• **Instructions for the task**
Return only the lines between the line holding "Recreate this image" and the line holding "1102, 1062, 1051]", the two boundary lines included, exactly as they appear.

• **Record set**

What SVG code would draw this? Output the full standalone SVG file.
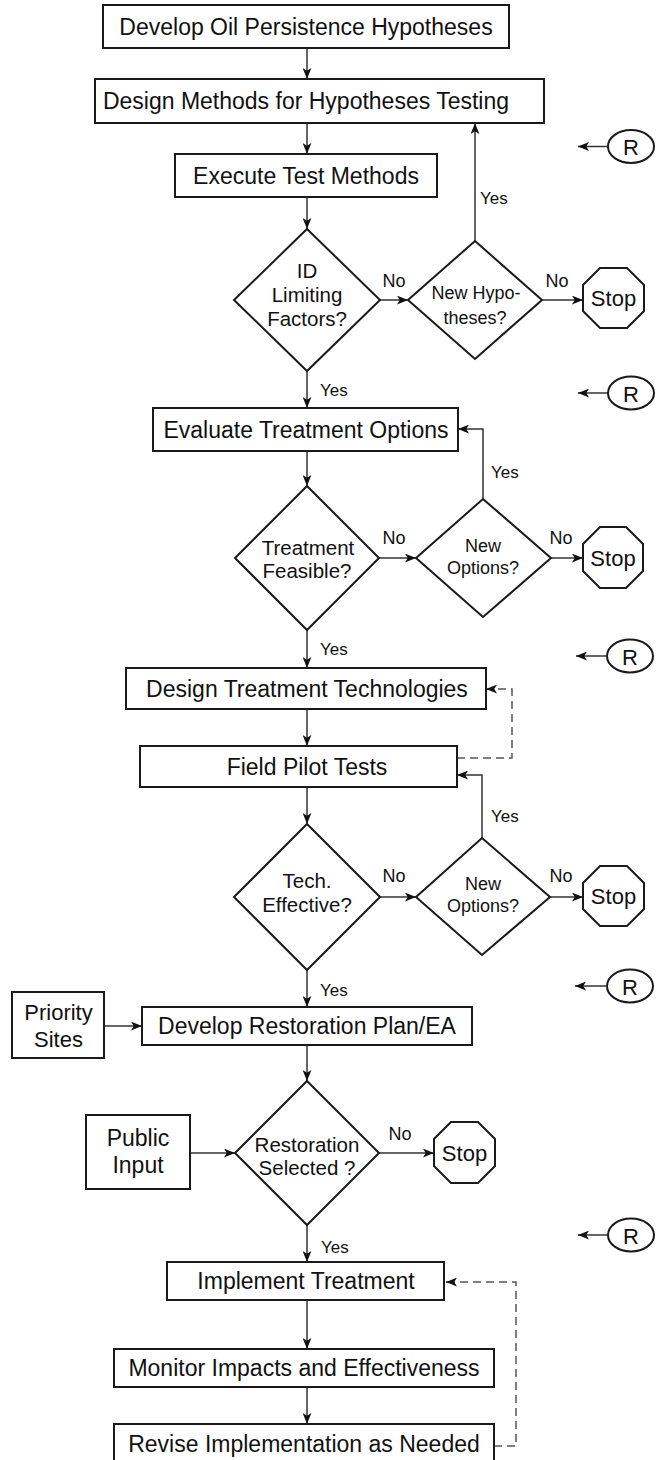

...

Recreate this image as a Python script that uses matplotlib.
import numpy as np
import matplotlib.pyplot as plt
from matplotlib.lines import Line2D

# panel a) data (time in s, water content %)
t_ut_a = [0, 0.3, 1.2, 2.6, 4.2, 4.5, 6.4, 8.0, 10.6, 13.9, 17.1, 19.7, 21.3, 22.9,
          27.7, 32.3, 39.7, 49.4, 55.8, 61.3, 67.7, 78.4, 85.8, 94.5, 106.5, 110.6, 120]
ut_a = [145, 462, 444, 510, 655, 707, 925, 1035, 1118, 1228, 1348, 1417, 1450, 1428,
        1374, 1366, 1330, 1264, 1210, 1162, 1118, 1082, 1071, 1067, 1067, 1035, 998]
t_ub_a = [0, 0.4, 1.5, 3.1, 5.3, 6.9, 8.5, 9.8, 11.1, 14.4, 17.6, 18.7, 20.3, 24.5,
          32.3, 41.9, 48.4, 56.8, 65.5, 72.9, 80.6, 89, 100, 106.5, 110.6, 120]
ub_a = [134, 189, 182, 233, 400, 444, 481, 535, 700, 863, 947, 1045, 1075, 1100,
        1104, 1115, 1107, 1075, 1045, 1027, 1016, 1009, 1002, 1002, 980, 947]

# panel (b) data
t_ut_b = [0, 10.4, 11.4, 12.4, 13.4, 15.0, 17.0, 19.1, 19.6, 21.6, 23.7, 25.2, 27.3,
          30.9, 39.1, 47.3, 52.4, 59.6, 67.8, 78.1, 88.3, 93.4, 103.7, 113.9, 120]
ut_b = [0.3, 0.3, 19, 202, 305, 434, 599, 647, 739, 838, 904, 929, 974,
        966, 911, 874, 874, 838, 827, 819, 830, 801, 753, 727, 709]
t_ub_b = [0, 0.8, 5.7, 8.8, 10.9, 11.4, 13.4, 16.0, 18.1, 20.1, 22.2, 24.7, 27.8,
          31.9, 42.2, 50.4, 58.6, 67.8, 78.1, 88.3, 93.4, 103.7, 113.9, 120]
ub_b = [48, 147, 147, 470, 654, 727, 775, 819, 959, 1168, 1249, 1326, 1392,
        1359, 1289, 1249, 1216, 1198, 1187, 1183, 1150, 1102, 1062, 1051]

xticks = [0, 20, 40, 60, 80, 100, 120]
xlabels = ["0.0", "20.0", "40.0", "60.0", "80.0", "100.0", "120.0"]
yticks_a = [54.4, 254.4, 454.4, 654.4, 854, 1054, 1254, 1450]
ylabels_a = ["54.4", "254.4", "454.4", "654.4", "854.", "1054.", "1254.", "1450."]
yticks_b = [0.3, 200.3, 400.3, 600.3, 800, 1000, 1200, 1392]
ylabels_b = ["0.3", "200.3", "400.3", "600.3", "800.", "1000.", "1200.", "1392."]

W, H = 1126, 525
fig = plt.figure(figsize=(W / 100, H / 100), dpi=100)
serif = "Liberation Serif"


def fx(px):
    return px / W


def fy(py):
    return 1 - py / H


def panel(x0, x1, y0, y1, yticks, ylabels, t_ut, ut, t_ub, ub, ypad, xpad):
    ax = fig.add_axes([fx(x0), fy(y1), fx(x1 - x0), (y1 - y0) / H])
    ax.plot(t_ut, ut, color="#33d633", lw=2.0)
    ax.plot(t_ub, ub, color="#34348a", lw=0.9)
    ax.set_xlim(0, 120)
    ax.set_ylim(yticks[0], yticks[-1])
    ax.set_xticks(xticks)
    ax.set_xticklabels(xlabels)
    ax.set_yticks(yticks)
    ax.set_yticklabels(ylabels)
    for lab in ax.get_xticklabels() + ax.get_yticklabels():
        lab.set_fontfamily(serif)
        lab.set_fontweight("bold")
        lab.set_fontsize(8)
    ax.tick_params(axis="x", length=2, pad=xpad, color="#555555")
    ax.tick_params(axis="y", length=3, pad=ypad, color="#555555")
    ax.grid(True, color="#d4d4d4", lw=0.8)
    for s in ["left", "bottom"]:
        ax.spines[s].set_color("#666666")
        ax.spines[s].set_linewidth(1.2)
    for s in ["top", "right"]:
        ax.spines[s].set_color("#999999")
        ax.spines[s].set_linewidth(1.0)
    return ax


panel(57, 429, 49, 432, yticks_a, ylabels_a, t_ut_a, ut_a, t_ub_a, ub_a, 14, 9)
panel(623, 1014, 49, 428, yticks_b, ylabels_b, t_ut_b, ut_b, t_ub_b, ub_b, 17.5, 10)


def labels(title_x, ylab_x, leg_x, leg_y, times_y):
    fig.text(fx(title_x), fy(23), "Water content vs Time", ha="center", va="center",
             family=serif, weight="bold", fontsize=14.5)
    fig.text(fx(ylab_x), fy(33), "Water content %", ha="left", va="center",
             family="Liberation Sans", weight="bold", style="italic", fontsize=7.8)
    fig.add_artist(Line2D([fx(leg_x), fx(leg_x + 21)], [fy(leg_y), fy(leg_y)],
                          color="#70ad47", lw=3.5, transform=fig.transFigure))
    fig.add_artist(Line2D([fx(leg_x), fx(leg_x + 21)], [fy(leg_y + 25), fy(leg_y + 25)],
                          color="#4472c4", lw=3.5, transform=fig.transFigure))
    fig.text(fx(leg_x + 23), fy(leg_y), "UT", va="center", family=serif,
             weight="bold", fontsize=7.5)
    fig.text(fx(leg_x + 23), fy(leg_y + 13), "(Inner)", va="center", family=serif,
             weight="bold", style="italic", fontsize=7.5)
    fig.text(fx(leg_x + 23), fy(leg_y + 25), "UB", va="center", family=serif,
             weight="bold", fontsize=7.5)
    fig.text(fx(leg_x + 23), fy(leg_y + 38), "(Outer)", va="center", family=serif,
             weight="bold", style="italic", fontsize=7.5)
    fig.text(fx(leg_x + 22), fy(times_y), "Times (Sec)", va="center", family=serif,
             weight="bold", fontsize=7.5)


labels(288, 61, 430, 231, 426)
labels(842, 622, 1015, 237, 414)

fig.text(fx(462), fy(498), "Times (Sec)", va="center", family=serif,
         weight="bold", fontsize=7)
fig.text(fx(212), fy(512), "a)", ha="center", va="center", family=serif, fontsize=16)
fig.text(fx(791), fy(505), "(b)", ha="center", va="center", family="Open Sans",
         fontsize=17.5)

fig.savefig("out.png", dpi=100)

...

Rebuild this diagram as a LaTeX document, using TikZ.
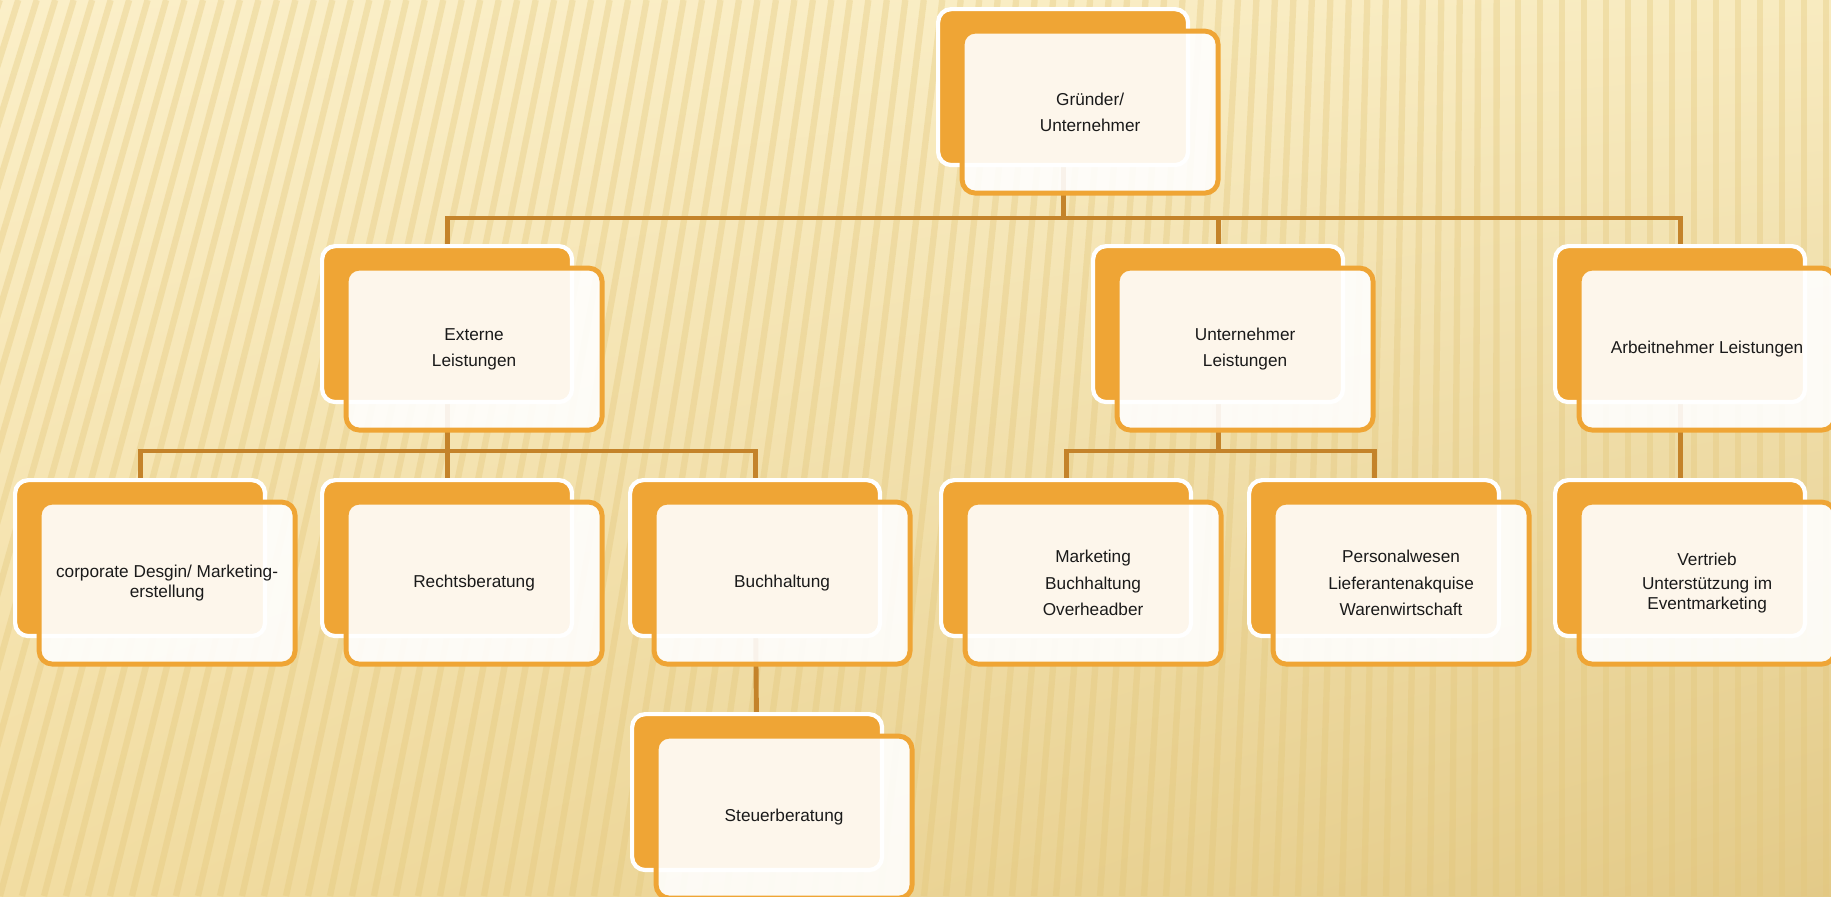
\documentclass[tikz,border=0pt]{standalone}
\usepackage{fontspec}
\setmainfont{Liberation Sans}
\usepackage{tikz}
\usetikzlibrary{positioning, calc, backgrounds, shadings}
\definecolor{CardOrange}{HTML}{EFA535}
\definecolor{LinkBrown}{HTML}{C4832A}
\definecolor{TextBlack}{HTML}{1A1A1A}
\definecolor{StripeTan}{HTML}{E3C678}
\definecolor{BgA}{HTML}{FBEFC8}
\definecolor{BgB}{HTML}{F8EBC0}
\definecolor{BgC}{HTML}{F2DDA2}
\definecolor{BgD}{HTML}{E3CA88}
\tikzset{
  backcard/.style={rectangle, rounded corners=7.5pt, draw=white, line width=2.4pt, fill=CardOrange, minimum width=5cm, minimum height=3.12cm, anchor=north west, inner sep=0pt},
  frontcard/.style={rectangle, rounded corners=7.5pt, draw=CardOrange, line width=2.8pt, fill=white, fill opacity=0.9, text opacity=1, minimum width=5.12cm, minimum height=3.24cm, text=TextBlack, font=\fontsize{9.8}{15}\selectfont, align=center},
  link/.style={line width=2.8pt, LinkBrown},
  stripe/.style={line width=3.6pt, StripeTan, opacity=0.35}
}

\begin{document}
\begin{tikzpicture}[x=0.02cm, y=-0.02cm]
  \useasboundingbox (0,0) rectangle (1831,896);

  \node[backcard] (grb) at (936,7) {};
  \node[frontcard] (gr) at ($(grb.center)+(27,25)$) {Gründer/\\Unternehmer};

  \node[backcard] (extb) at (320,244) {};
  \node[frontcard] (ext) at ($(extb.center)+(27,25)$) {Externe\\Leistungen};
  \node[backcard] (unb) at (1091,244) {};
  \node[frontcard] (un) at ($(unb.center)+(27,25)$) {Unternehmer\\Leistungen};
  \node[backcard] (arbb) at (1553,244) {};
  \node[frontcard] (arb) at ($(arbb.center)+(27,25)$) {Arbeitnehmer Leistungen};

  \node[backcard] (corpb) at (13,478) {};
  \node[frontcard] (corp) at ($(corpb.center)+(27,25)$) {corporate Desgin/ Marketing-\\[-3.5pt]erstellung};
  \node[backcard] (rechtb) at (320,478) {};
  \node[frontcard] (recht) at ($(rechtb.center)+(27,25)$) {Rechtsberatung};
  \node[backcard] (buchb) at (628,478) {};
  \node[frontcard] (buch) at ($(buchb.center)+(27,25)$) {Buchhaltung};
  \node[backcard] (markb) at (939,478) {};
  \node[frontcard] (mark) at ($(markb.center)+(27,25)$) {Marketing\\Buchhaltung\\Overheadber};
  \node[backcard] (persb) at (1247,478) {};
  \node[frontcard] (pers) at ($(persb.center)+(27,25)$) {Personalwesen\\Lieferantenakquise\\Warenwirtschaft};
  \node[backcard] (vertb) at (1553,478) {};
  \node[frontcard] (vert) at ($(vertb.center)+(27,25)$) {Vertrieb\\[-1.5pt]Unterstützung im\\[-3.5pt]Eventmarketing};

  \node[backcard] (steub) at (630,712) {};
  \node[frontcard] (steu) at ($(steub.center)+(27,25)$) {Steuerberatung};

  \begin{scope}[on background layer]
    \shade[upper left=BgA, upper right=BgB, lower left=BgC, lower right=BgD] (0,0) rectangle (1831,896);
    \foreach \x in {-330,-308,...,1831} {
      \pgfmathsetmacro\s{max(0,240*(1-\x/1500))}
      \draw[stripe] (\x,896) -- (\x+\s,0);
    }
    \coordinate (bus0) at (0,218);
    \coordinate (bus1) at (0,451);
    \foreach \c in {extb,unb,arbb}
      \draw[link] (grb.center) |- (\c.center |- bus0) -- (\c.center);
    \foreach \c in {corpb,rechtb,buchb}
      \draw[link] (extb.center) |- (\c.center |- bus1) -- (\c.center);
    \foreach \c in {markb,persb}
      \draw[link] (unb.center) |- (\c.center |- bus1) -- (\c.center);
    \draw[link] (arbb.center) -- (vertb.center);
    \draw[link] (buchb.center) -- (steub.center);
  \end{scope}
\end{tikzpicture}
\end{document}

• **Finished task**
Recreate this image as a Python script that uses matplotlib.
import numpy as np
import matplotlib.pyplot as plt
from matplotlib.lines import Line2D

# panel a) data (time in s, water content %)
t_ut_a = [0, 0.3, 1.2, 2.6, 4.2, 4.5, 6.4, 8.0, 10.6, 13.9, 17.1, 19.7, 21.3, 22.9,
          27.7, 32.3, 39.7, 49.4, 55.8, 61.3, 67.7, 78.4, 85.8, 94.5, 106.5, 110.6, 120]
ut_a = [145, 462, 444, 510, 655, 707, 925, 1035, 1118, 1228, 1348, 1417, 1450, 1428,
        1374, 1366, 1330, 1264, 1210, 1162, 1118, 1082, 1071, 1067, 1067, 1035, 998]
t_ub_a = [0, 0.4, 1.5, 3.1, 5.3, 6.9, 8.5, 9.8, 11.1, 14.4, 17.6, 18.7, 20.3, 24.5,
          32.3, 41.9, 48.4, 56.8, 65.5, 72.9, 80.6, 89, 100, 106.5, 110.6, 120]
ub_a = [134, 189, 182, 233, 400, 444, 481, 535, 700, 863, 947, 1045, 1075, 1100,
        1104, 1115, 1107, 1075, 1045, 1027, 1016, 1009, 1002, 1002, 980, 947]

# panel (b) data
t_ut_b = [0, 10.4, 11.4, 12.4, 13.4, 15.0, 17.0, 19.1, 19.6, 21.6, 23.7, 25.2, 27.3,
          30.9, 39.1, 47.3, 52.4, 59.6, 67.8, 78.1, 88.3, 93.4, 103.7, 113.9, 120]
ut_b = [0.3, 0.3, 19, 202, 305, 434, 599, 647, 739, 838, 904, 929, 974,
        966, 911, 874, 874, 838, 827, 819, 830, 801, 753, 727, 709]
t_ub_b = [0, 0.8, 5.7, 8.8, 10.9, 11.4, 13.4, 16.0, 18.1, 20.1, 22.2, 24.7, 27.8,
          31.9, 42.2, 50.4, 58.6, 67.8, 78.1, 88.3, 93.4, 103.7, 113.9, 120]
ub_b = [48, 147, 147, 470, 654, 727, 775, 819, 959, 1168, 1249, 1326, 1392,
        1359, 1289, 1249, 1216, 1198, 1187, 1183, 1150, 1102, 1062, 1051]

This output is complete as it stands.